The bank's spending also reflects the immense computational demands of production AI. Training and inference for models analyzing millions of daily transactions require significant cloud and data center investment. This trend is validated by market data: according to IDC, worldwide spending on AI-centric systems is forecast to surpass $300 billion by 2026, with banking being a top vertical. JPMorgan's budget is a microcosm of this macro-trend, where AI is becoming the largest single driver of new enterprise IT expenditure.
What This Means Going Forward
The implications of this strategic pivot are multifaceted. For the competitive landscape, banks that fail to make analogous investments risk falling behind in operational efficiency, risk management, and customer personalization. The "AI gap" in financial services may soon become as critical as the digital banking gap was a decade ago. JPMorgan's public commitment sets a benchmark that will pressure peers to disclose and justify their own AI spending, making technology investment a key metric for analyst evaluations.
For the technology ecosystem, this trend is a boon for providers of cloud infrastructure (AWS, Google Cloud, Microsoft Azure), data engineering platforms (Databricks, Snowflake), and specialized AI software. The focus on embedding AI into core systems suggests growing demand for MLOps (Machine Learning Operations) platforms that can manage the lifecycle of hundreds of production models, not just one-off projects. Furthermore, the emphasis on real-time fraud detection will accelerate adoption of streaming data analytics and low-latency inference engines.
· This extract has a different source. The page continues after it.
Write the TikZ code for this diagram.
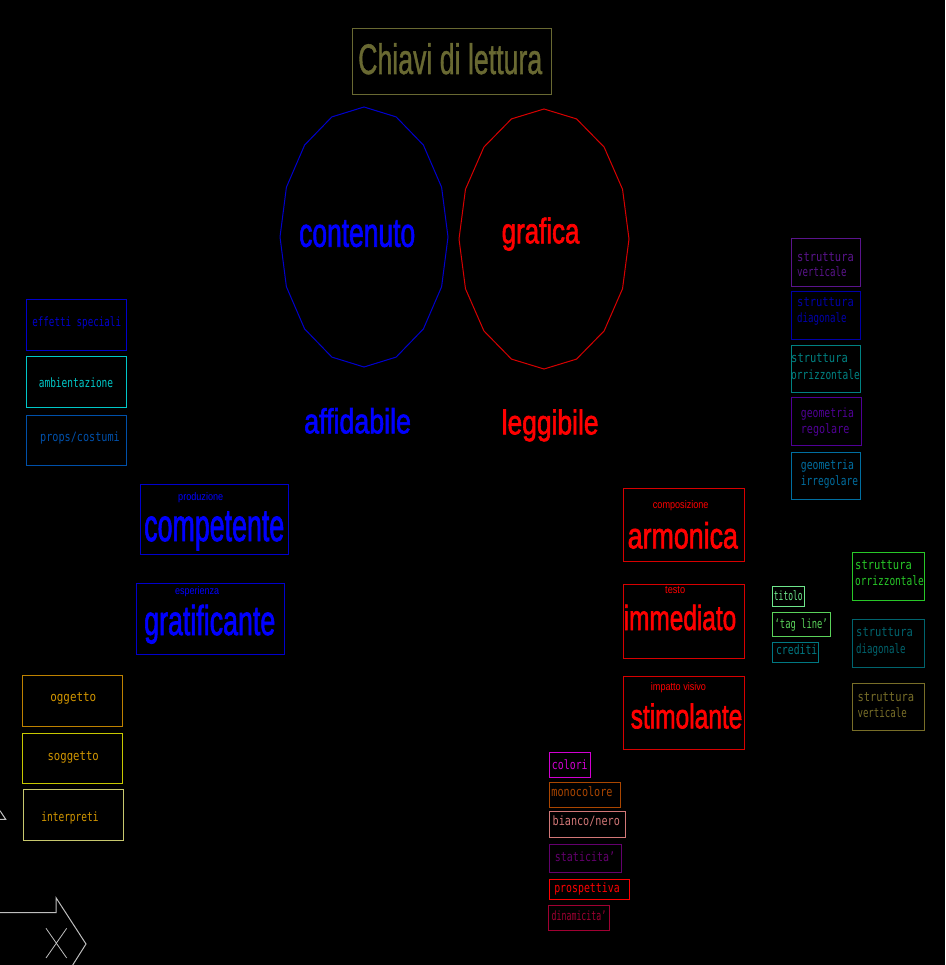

Looking ahead, key milestones to watch include the tangible ROI metrics JPMorgan begins to report from these investments, the potential for AI to drive new revenue lines (e.g., AI-powered advisory services), and how regulatory bodies respond to the increased opacity of complex machine-learning models in critical financial decisions. The journey from a $1.2 billion AI allocation to a $19.8 billion tech budget encapsulates the central truth of modern enterprise strategy: AI is no longer a separate initiative; it is the new foundation upon which business is built.